### GIVEN ENTRIES ###
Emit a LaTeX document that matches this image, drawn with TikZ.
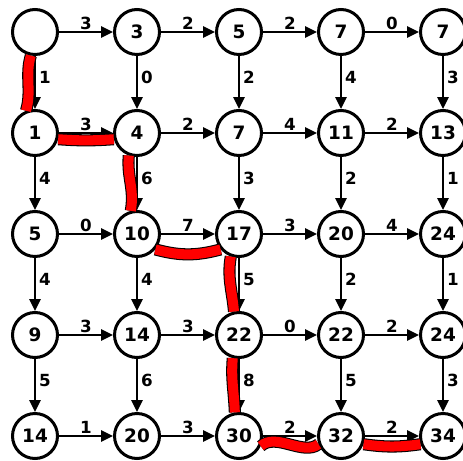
\documentclass[tikz,border=0pt]{standalone}
\usepackage{fontspec}
\setmainfont{DejaVu Sans}
\usetikzlibrary{arrows.meta}

\tikzset{
  state/.style = { draw, circle, line width=0.06cm, minimum size=0.9cm, inner sep=0pt,
                   font=\fontsize{10.5}{10.5}\selectfont\bfseries },
  edge/.style  = { line width=0.055cm, -{Triangle[length=0.24cm,width=0.22cm]} },
  hlab/.style  = { midway, above, inner sep=0.5pt, font=\fontsize{9.5}{9.5}\selectfont\bfseries },
  vlab/.style  = { pos=0.4, right, inner sep=1.5pt, font=\fontsize{9.5}{9.5}\selectfont\bfseries },
  best/.style  = { draw=black, line width=0.6pt, double=red, double distance=0.2cm }
}

\begin{document}
\begin{tikzpicture}[ x=0.02cm, y=0.02cm ]
        \useasboundingbox (0, 0) rectangle (463, 460);

        % grid of states
        \node [ state ] (n00) at ( 35, 428) {};
        \node [ state ] (n01) at (137, 428) {3};
        \node [ state ] (n02) at (239, 428) {5};
        \node [ state ] (n03) at (341, 428) {7};
        \node [ state ] (n04) at (443, 428) {7};

        \node [ state ] (n10) at ( 35, 327) {1};
        \node [ state ] (n11) at (137, 327) {4};
        \node [ state ] (n12) at (239, 327) {7};
        \node [ state ] (n13) at (341, 327) {11};
        \node [ state ] (n14) at (443, 327) {13};

        \node [ state ] (n20) at ( 35, 226) {5};
        \node [ state ] (n21) at (137, 226) {10};
        \node [ state ] (n22) at (239, 226) {17};
        \node [ state ] (n23) at (341, 226) {20};
        \node [ state ] (n24) at (443, 226) {24};

        \node [ state ] (n30) at ( 35, 125) {9};
        \node [ state ] (n31) at (137, 125) {14};
        \node [ state ] (n32) at (239, 125) {22};
        \node [ state ] (n33) at (341, 125) {22};
        \node [ state ] (n34) at (443, 125) {24};

        \node [ state ] (n40) at ( 35,  24) {14};
        \node [ state ] (n41) at (137,  24) {20};
        \node [ state ] (n42) at (239,  24) {30};
        \node [ state ] (n43) at (341,  24) {32};
        \node [ state ] (n44) at (443,  24) {34};

        % horizontal steps
        \draw [ edge ] (n00) -- (n01) node [ hlab ] {3};
        \draw [ edge ] (n01) -- (n02) node [ hlab ] {2};
        \draw [ edge ] (n02) -- (n03) node [ hlab ] {2};
        \draw [ edge ] (n03) -- (n04) node [ hlab ] {0};

        \draw [ edge ] (n10) -- (n11) node [ hlab ] {3};
        \draw [ edge ] (n11) -- (n12) node [ hlab ] {2};
        \draw [ edge ] (n12) -- (n13) node [ hlab ] {4};
        \draw [ edge ] (n13) -- (n14) node [ hlab ] {2};

        \draw [ edge ] (n20) -- (n21) node [ hlab ] {0};
        \draw [ edge ] (n21) -- (n22) node [ hlab ] {7};
        \draw [ edge ] (n22) -- (n23) node [ hlab ] {3};
        \draw [ edge ] (n23) -- (n24) node [ hlab ] {4};

        \draw [ edge ] (n30) -- (n31) node [ hlab ] {3};
        \draw [ edge ] (n31) -- (n32) node [ hlab ] {3};
        \draw [ edge ] (n32) -- (n33) node [ hlab ] {0};
        \draw [ edge ] (n33) -- (n34) node [ hlab ] {2};

        \draw [ edge ] (n40) -- (n41) node [ hlab ] {1};
        \draw [ edge ] (n41) -- (n42) node [ hlab ] {3};
        \draw [ edge ] (n42) -- (n43) node [ hlab ] {2};
        \draw [ edge ] (n43) -- (n44) node [ hlab ] {2};

        % vertical steps
        \draw [ edge ] (n00) -- (n10) node [ vlab ] {1};
        \draw [ edge ] (n01) -- (n11) node [ vlab ] {0};
        \draw [ edge ] (n02) -- (n12) node [ vlab ] {2};
        \draw [ edge ] (n03) -- (n13) node [ vlab ] {4};
        \draw [ edge ] (n04) -- (n14) node [ vlab ] {3};

        \draw [ edge ] (n10) -- (n20) node [ vlab ] {4};
        \draw [ edge ] (n11) -- (n21) node [ vlab ] {6};
        \draw [ edge ] (n12) -- (n22) node [ vlab ] {3};
        \draw [ edge ] (n13) -- (n23) node [ vlab ] {2};
        \draw [ edge ] (n14) -- (n24) node [ vlab ] {1};

        \draw [ edge ] (n20) -- (n30) node [ vlab ] {4};
        \draw [ edge ] (n21) -- (n31) node [ vlab ] {4};
        \draw [ edge ] (n22) -- (n32) node [ vlab ] {5};
        \draw [ edge ] (n23) -- (n33) node [ vlab ] {2};
        \draw [ edge ] (n24) -- (n34) node [ vlab ] {1};

        \draw [ edge ] (n30) -- (n40) node [ vlab ] {5};
        \draw [ edge ] (n31) -- (n41) node [ vlab ] {6};
        \draw [ edge ] (n32) -- (n42) node [ vlab ] {8};
        \draw [ edge ] (n33) -- (n43) node [ vlab ] {5};
        \draw [ edge ] (n34) -- (n44) node [ vlab ] {3};

        % best path
        \draw [ best ] (n00.-100) .. controls +(-6, -20) and +(6, 20) .. (n10.112);
        \draw [ best ] (n10.-15) to [ bend right=4 ] (n11.195);
        \draw [ best ] (n11.-110) .. controls +(-2, -22) and +(4, 22) .. (n21.105);
        \draw [ best ] (n21.-40) to [ bend right=15 ] (n22.-140);
        \draw [ best ] (n22.-110) to [ out=-100, in=95 ] (n32.102);
        \draw [ best ] (n32.-105) to [ out=-95, in=92 ] (n42.100);
        \draw [ best ] (n42.-25) .. controls +(15, 14) and +(-15, -12) .. (n43.-160);
        \draw [ best ] (n43.-20) to [ bend right=8 ] (n44.-160);
      \end{tikzpicture}
\end{document}
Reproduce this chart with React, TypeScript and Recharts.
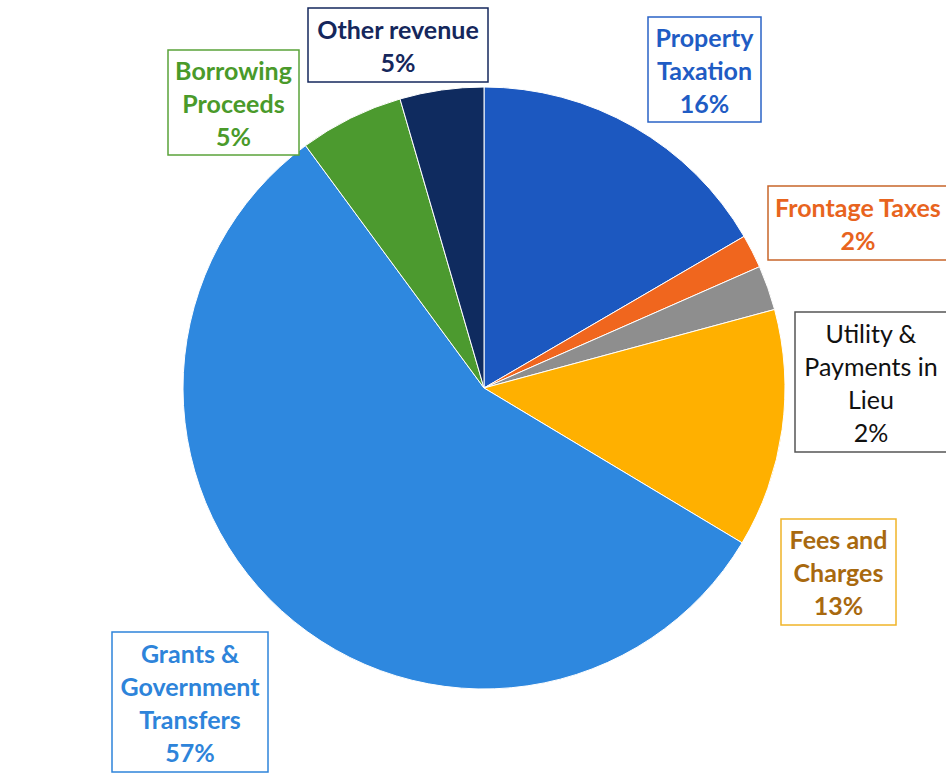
import React from 'react';
import { PieChart, Pie, Cell } from 'recharts';

const categories = [
  ['Property', 'Taxation'],
  ['Frontage Taxes'],
  ['Utility &', 'Payments in', 'Lieu'],
  ['Fees and', 'Charges'],
  ['Grants &', 'Government', 'Transfers'],
  ['Borrowing', 'Proceeds'],
  ['Other revenue'],
];
const shares = [16.6, 1.8, 2.4, 12.8, 56.3, 5.6, 4.5];
const percentLabels = ['16%', '2%', '2%', '13%', '57%', '5%', '5%'];

const sliceColors = ['#1C58C0', '#F0661E', '#8E8E8E', '#FFB000', '#2E88DF', '#4C9A2F', '#0F2B5F'];
const textColors = ['#1F5CC4', '#E8641E', '#111111', '#A8690F', '#2E84DA', '#4A9A2A', '#15275C'];
const borderColors = ['#2A63C6', '#C8652A', '#555555', '#F0B428', '#2E84DA', '#5AA33A', '#15275C'];
const boldText = [true, true, false, true, true, true, true];
// label box layout relative to pie centre: [dx, dy, width, height]
const boxLayout = [
  [220.5, -318.5, 113, 105],
  [374, -165, 180, 74],
  [387, -6, 152, 140],
  [354.5, 184, 115, 106],
  [-294, 314, 156, 140],
  [-250.5, -285.5, 131, 105],
  [-86, -343, 180, 74],
];

const data = categories.map((c, i) => ({ name: c.join(' '), value: shares[i] }));

const renderLabel = (props: any) => {
  const { cx, cy, index } = props;
  const [dx, dy, w, h] = boxLayout[index];
  const bx = cx + dx;
  const by = cy + dy;
  const lines = [...categories[index], percentLabels[index]];
  const lh = 33;
  const startY = by - ((lines.length - 1) * lh) / 2;
  return (
    <g key={`lbl-${index}`}>
      <rect x={bx - w / 2} y={by - h / 2} width={w} height={h} fill="#fff" stroke={borderColors[index]} strokeWidth={1.5} />
      {lines.map((t, k) => (
        <text
          key={k}
          x={bx}
          y={startY + k * lh}
          textAnchor="middle"
          dominantBaseline="central"
          fill={textColors[index]}
          fontSize={25}
          fontWeight={boldText[index] ? 700 : 400}
          fontFamily="Lato, 'Open Sans', sans-serif"
        >
          {t}
        </text>
      ))}
    </g>
  );
};

export default function App() {
  return (
    <div style={{ position: 'absolute', left: 0, top: 0, width: 946, height: 775, background: '#fff' }}>
      <PieChart width={946} height={775} margin={{ top: 0, right: 0, bottom: 0, left: 0 }}>
        <Pie
          data={data}
          dataKey="value"
          nameKey="name"
          cx={484}
          cy={388}
          outerRadius={301}
          startAngle={90}
          endAngle={-270}
          stroke="#ffffff"
          strokeWidth={1}
          labelLine={false}
          label={renderLabel}
          isAnimationActive={false}
        >
          {data.map((d, i) => (
            <Cell key={d.name} fill={sliceColors[i]} />
          ))}
        </Pie>
      </PieChart>
    </div>
  );
}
###
▶ _PROBLEM_:
Keep only those lines of the records that hold "with", and return them.

▶ _OUTPUT OF THE TASK_:
Emit a LaTeX document that matches this image, drawn with TikZ.
Reproduce this chart with React, TypeScript and Recharts.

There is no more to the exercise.